▼▼▼
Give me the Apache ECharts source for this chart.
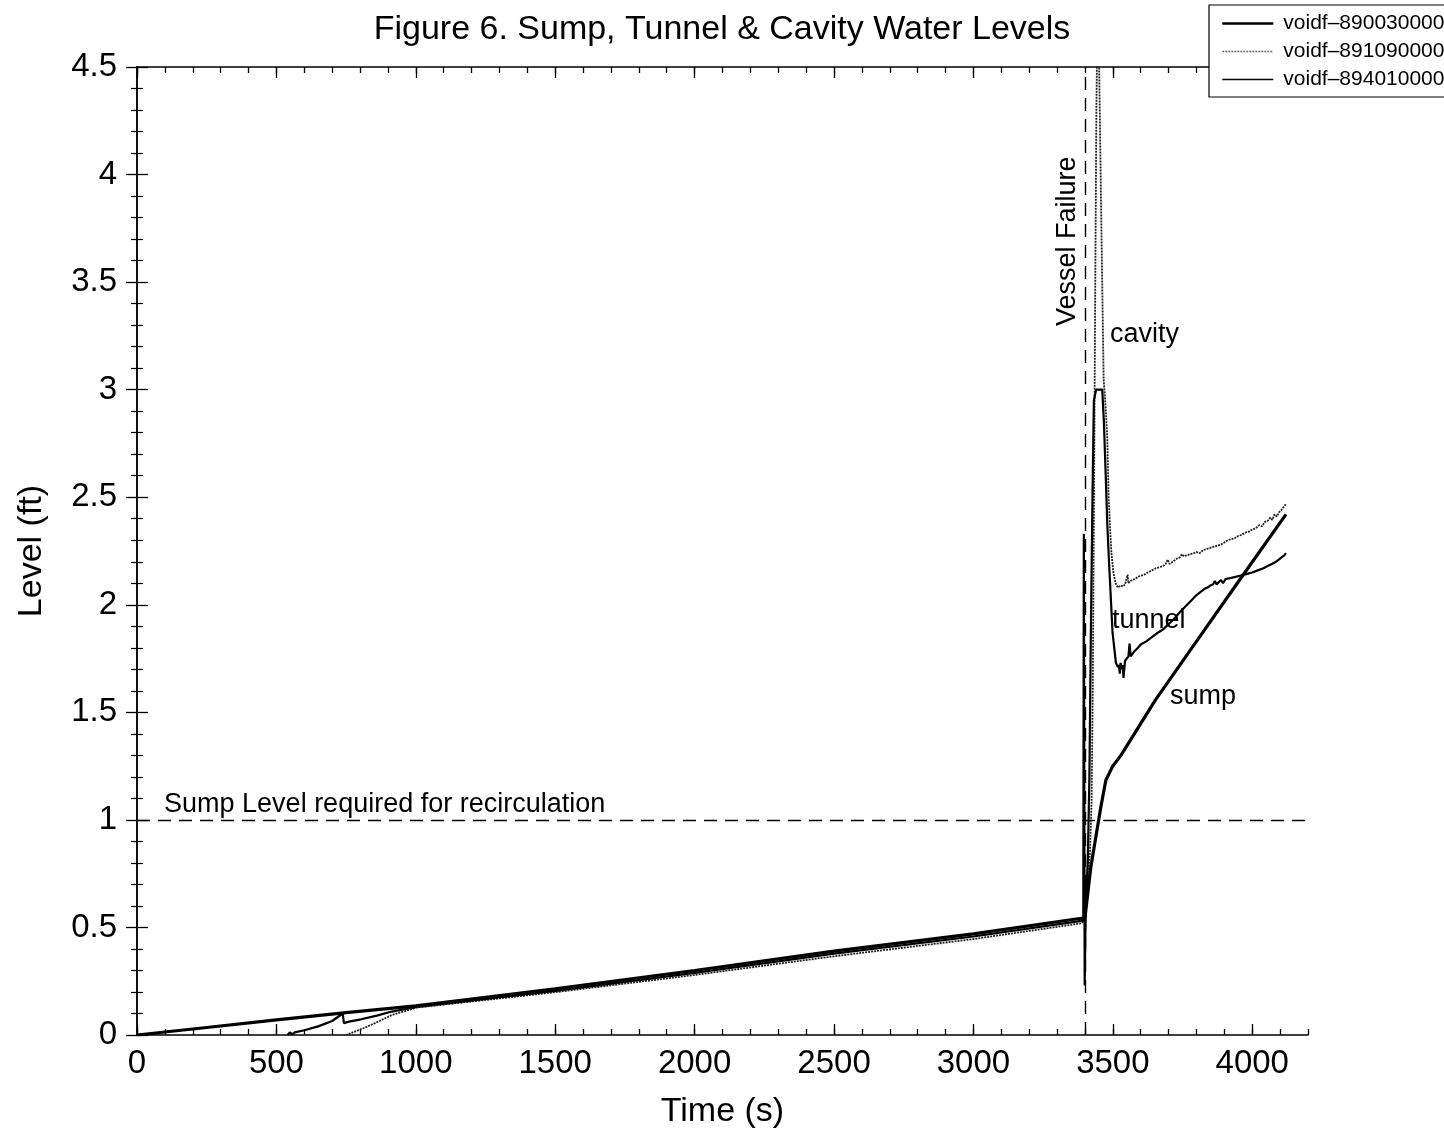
<!DOCTYPE html>
<html>
<head>
<meta charset="utf-8">
<style>
  html, body { margin: 0; padding: 0; background: #fff; }
  #chart { width: 1444px; height: 1134px; }
</style>
<script src="https://cdn.jsdelivr.net/npm/echarts@6/dist/echarts.min.js"></script>
</head>
<body>
<div id="chart"></div>
<script>
// Sump water level (voidf-890030000)
const sumpTime  = [0, 250, 500, 750, 1000, 1500, 2000, 2500, 3000, 3400, 3405, 3421, 3439, 3457, 3475, 3499, 3529, 3653, 3800, 3957, 4121];
const sumpLevel = [0, 0.035, 0.07, 0.104, 0.135, 0.215, 0.30, 0.39, 0.47, 0.545, 0.6, 0.78, 0.92, 1.06, 1.185, 1.248, 1.30, 1.558, 1.83, 2.12, 2.42];

// Cavity water level (voidf-891090000)
const cavityTime  = [749, 790, 826, 870, 914, 1002, 1500, 2000, 2500, 3000, 3390, 3399, 3404, 3410, 3418, 3424, 3428, 3433, 3437, 3441, 3444, 3451, 3459, 3467, 3474, 3480, 3485, 3490, 3495, 3502, 3510, 3518,
  3528, 3536, 3544, 3550, 3553, 3556, 3562, 3570, 3580, 3590, 3600, 3612, 3625, 3640, 3655, 3668, 3680, 3690, 3697, 3703, 3715, 3730, 3740, 3748, 3755, 3765, 3778, 3790, 3800, 3812, 3825, 3838, 3850, 3862, 3875, 3888, 3900, 3912, 3925, 3938, 3950, 3962, 3975, 3988, 4000, 4012, 4025, 4035, 4045, 4055, 4065, 4072, 4080, 4088, 4096, 4104, 4110, 4116, 4121];
const cavityLevel = [0, 0.02, 0.039, 0.065, 0.093, 0.127, 0.199, 0.279, 0.366, 0.446, 0.52, 0.55, 0.62, 0.72, 0.85, 1.1, 1.6, 2.6, 3.5, 4.3, 4.62, 4.5, 3.75, 3.05, 2.92, 2.78, 2.5, 2.36, 2.24, 2.15, 2.10, 2.08,
  2.09, 2.085, 2.095, 2.09, 2.14, 2.10, 2.11, 2.115, 2.12, 2.13, 2.135, 2.14, 2.15, 2.16, 2.17, 2.175, 2.18, 2.19, 2.21, 2.19, 2.20, 2.215, 2.22, 2.235, 2.225, 2.23, 2.235, 2.24, 2.245, 2.24, 2.255, 2.26, 2.265, 2.27, 2.275, 2.28, 2.29, 2.30, 2.305, 2.31, 2.32, 2.325, 2.335, 2.34, 2.35, 2.355, 2.37, 2.365, 2.385, 2.39, 2.405, 2.395, 2.42, 2.41, 2.43, 2.44, 2.435, 2.46, 2.47];

// Tunnel water level (voidf-894010000)
const tunnelTime  = [540, 548, 556, 566, 600, 650, 700, 738, 742, 760, 804, 860, 914, 1002, 1500, 2000, 2500, 3000, 3394, 3396, 3399, 3403, 3410, 3416, 3421, 3427, 3432, 3440, 3462, 3468, 3474, 3480, 3487, 3499, 3511, 3518,
  3522, 3525, 3528, 3532, 3536, 3538, 3544, 3550, 3556, 3560, 3564, 3575, 3590, 3600, 3620, 3640, 3661, 3680, 3700, 3720, 3740, 3755, 3770, 3785, 3800, 3815, 3830, 3840, 3850, 3860, 3866, 3872, 3880, 3888, 3895, 3905, 3912, 3925, 3940, 3955, 3970, 3985, 4000, 4020, 4040, 4055, 4070, 4085, 4095, 4105, 4115, 4121];
const tunnelLevel = [0, 0.012, 0.003, 0.012, 0.022, 0.04, 0.065, 0.10, 0.055, 0.062, 0.073, 0.09, 0.109, 0.131, 0.205, 0.289, 0.378, 0.458, 0.532, 2.33, 0.23, 0.62, 0.8, 1.2, 1.85, 2.5, 2.95, 3.0, 3.0, 2.85, 2.62, 2.38, 2.18, 1.87, 1.73, 1.71,
  1.72, 1.68, 1.73, 1.70, 1.72, 1.66, 1.74, 1.74, 1.76, 1.82, 1.76, 1.78, 1.80, 1.815, 1.83, 1.85, 1.87, 1.885, 1.91, 1.935, 1.965, 1.985, 2.005, 2.025, 2.045, 2.06, 2.075, 2.08, 2.09, 2.095, 2.11, 2.095, 2.105, 2.115, 2.10, 2.12, 2.12, 2.125, 2.13, 2.135, 2.14, 2.145, 2.15, 2.16, 2.17, 2.18, 2.19, 2.20, 2.21, 2.22, 2.23, 2.24];

// Reference levels
const recircLevel = 1.0;
const vesselFailureTime = 3400;

// Axis tick values
const xMajorStep = 500, xMinorStep = 100, xMax = 4200;
const yMajorStep = 0.5, yMax = 4.5;

const seriesNames = ['voidf\u2013890030000', 'voidf\u2013891090000', 'voidf\u2013894010000'];

function pairs(t, v) { return t.map((x, i) => [x, v[i]]); }

const FONT = '"Liberation Sans", Arial, Helvetica, sans-serif';
const chart = echarts.init(document.getElementById('chart'), null, { renderer: 'canvas' });

function xAxisDef(position, step, tickLen, withLabels) {
  return {
    type: 'value', position: position, min: 0, max: xMax, interval: step,
    axisLine: { show: withLabels !== null, lineStyle: { color: '#000', width: 1.5 } },
    axisTick: { show: true, inside: true, length: tickLen, lineStyle: { color: '#000', width: 1.3 } },
    axisLabel: withLabels ? {
      show: true, color: '#000', fontSize: 33, fontFamily: FONT, margin: 12,
      showMaxLabel: false, formatter: v => String(v)
    } : { show: false },
    splitLine: { show: false },
    name: withLabels ? 'Time (s)' : '',
    nameLocation: 'middle', nameGap: 60,
    nameTextStyle: { color: '#000', fontSize: 34, fontFamily: FONT }
  };
}

function yAxisDef(position, withLabels) {
  return {
    type: 'value', position: position, min: 0, max: yMax, interval: yMajorStep,
    axisLine: { show: true, lineStyle: { color: '#000', width: 1.5 } },
    axisTick: { show: true, inside: true, length: 11, lineStyle: { color: '#000', width: 1.3 } },
    minorTick: { show: true, splitNumber: 5, length: 6, lineStyle: { color: '#000', width: 1.2 } },
    axisLabel: withLabels ? { show: true, color: '#000', fontSize: 33, fontFamily: FONT, margin: 20 } : { show: false },
    splitLine: { show: false },
    name: withLabels ? 'Level (ft)' : '',
    nameLocation: 'middle', nameGap: 88,
    nameTextStyle: { color: '#000', fontSize: 34, fontFamily: FONT }
  };
}

const hiddenMarker = { color: 'rgba(0,0,0,0)', borderWidth: 0, opacity: 0 };

chart.setOption({
  animation: false,
  backgroundColor: '#fff',
  title: {
    text: 'Figure 6. Sump, Tunnel & Cavity Water Levels',
    left: 'center', top: 8,
    textStyle: { color: '#000', fontSize: 34, fontWeight: 'normal', fontFamily: FONT }
  },
  legend: {
    orient: 'vertical', left: 1209, top: 5,
    padding: [8, 40, 7, 12], itemGap: 7, itemWidth: 51, itemHeight: 14,
    borderColor: '#000', borderWidth: 1.2, backgroundColor: '#fff',
    textStyle: { color: '#000', fontSize: 21, fontFamily: FONT, padding: [0, 0, 0, 5] },
    data: [
      { name: seriesNames[0], itemStyle: hiddenMarker, lineStyle: { color: '#000', width: 2.6, type: 'solid' } },
      { name: seriesNames[1], itemStyle: hiddenMarker, lineStyle: { color: '#666', width: 1.4, type: [2, 1] } },
      { name: seriesNames[2], itemStyle: hiddenMarker, lineStyle: { color: '#000', width: 1.7, type: 'solid' } }
    ]
  },
  grid: { left: 137, right: 136, top: 67, bottom: 99, show: false },
  xAxis: [
    xAxisDef('bottom', xMajorStep, 11, true),
    xAxisDef('bottom', xMinorStep, 6, null),
    xAxisDef('top', xMajorStep, 11, false),
    xAxisDef('top', xMinorStep, 6, null)
  ],
  yAxis: [yAxisDef('left', true), yAxisDef('right', false)],
  series: [
    {
      name: seriesNames[0], type: 'line', xAxisIndex: 0, yAxisIndex: 0,
      data: pairs(sumpTime, sumpLevel), symbol: 'none', clip: true, z: 4,
      itemStyle: { color: '#000' },
      lineStyle: { color: '#000', width: 3.2 },
      markLine: {
        silent: true, symbol: 'none', label: { show: false },
        lineStyle: { color: '#000', width: 1.4, type: [13, 8] },
        data: [{ yAxis: recircLevel }, { xAxis: vesselFailureTime }]
      }
    },
    {
      name: seriesNames[1], type: 'line', xAxisIndex: 0, yAxisIndex: 0,
      data: pairs(cavityTime, cavityLevel), symbol: 'none', clip: true, z: 3,
      itemStyle: { color: '#444' },
      lineStyle: { color: '#222', width: 1.8, type: [2, 1] }
    },
    {
      name: seriesNames[2], type: 'line', xAxisIndex: 0, yAxisIndex: 0,
      data: pairs(tunnelTime, tunnelLevel), symbol: 'none', clip: true, z: 3,
      itemStyle: { color: '#000' },
      lineStyle: { color: '#000', width: 2.2 }
    }
  ]
});

// Curve and reference-line annotations, placed at data coordinates
const notes = [
  { text: 'Sump Level required for recirculation', at: [97, 1.07], align: 'left', rot: 0 },
  { text: 'Vessel Failure', at: [3337, 3.69], align: 'center', rot: Math.PI / 2 },
  { text: 'cavity', at: [3490, 3.256], align: 'left', rot: 0 },
  { text: 'tunnel', at: [3497, 1.926], align: 'left', rot: 0 },
  { text: 'sump', at: [3705, 1.572], align: 'left', rot: 0 }
];
chart.setOption({
  graphic: notes.map(n => {
    const p = chart.convertToPixel({ xAxisIndex: 0, yAxisIndex: 0 }, n.at);
    return {
      type: 'text', x: p[0], y: p[1], rotation: n.rot, z: 10,
      style: {
        text: n.text, fill: '#000', font: '27px ' + FONT,
        textAlign: n.align, textVerticalAlign: 'middle'
      }
    };
  })
});
</script>
</body>
</html>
▲▲▲
**The request**
Take the material above from its first line through the line holding "2.435, 2.46, 2.47];" and set it down exactly, without the pictures.

**Result for this task**
Give me the Apache ECharts source for this chart.
<!DOCTYPE html>
<html>
<head>
<meta charset="utf-8">
<style>
  html, body { margin: 0; padding: 0; background: #fff; }
  #chart { width: 1444px; height: 1134px; }
</style>
<script src="https://cdn.jsdelivr.net/npm/echarts@6/dist/echarts.min.js"></script>
</head>
<body>
<div id="chart"></div>
<script>
// Sump water level (voidf-890030000)
const sumpTime  = [0, 250, 500, 750, 1000, 1500, 2000, 2500, 3000, 3400, 3405, 3421, 3439, 3457, 3475, 3499, 3529, 3653, 3800, 3957, 4121];
const sumpLevel = [0, 0.035, 0.07, 0.104, 0.135, 0.215, 0.30, 0.39, 0.47, 0.545, 0.6, 0.78, 0.92, 1.06, 1.185, 1.248, 1.30, 1.558, 1.83, 2.12, 2.42];

// Cavity water level (voidf-891090000)
const cavityTime  = [749, 790, 826, 870, 914, 1002, 1500, 2000, 2500, 3000, 3390, 3399, 3404, 3410, 3418, 3424, 3428, 3433, 3437, 3441, 3444, 3451, 3459, 3467, 3474, 3480, 3485, 3490, 3495, 3502, 3510, 3518,
  3528, 3536, 3544, 3550, 3553, 3556, 3562, 3570, 3580, 3590, 3600, 3612, 3625, 3640, 3655, 3668, 3680, 3690, 3697, 3703, 3715, 3730, 3740, 3748, 3755, 3765, 3778, 3790, 3800, 3812, 3825, 3838, 3850, 3862, 3875, 3888, 3900, 3912, 3925, 3938, 3950, 3962, 3975, 3988, 4000, 4012, 4025, 4035, 4045, 4055, 4065, 4072, 4080, 4088, 4096, 4104, 4110, 4116, 4121];
const cavityLevel = [0, 0.02, 0.039, 0.065, 0.093, 0.127, 0.199, 0.279, 0.366, 0.446, 0.52, 0.55, 0.62, 0.72, 0.85, 1.1, 1.6, 2.6, 3.5, 4.3, 4.62, 4.5, 3.75, 3.05, 2.92, 2.78, 2.5, 2.36, 2.24, 2.15, 2.10, 2.08,
  2.09, 2.085, 2.095, 2.09, 2.14, 2.10, 2.11, 2.115, 2.12, 2.13, 2.135, 2.14, 2.15, 2.16, 2.17, 2.175, 2.18, 2.19, 2.21, 2.19, 2.20, 2.215, 2.22, 2.235, 2.225, 2.23, 2.235, 2.24, 2.245, 2.24, 2.255, 2.26, 2.265, 2.27, 2.275, 2.28, 2.29, 2.30, 2.305, 2.31, 2.32, 2.325, 2.335, 2.34, 2.35, 2.355, 2.37, 2.365, 2.385, 2.39, 2.405, 2.395, 2.42, 2.41, 2.43, 2.44, 2.435, 2.46, 2.47];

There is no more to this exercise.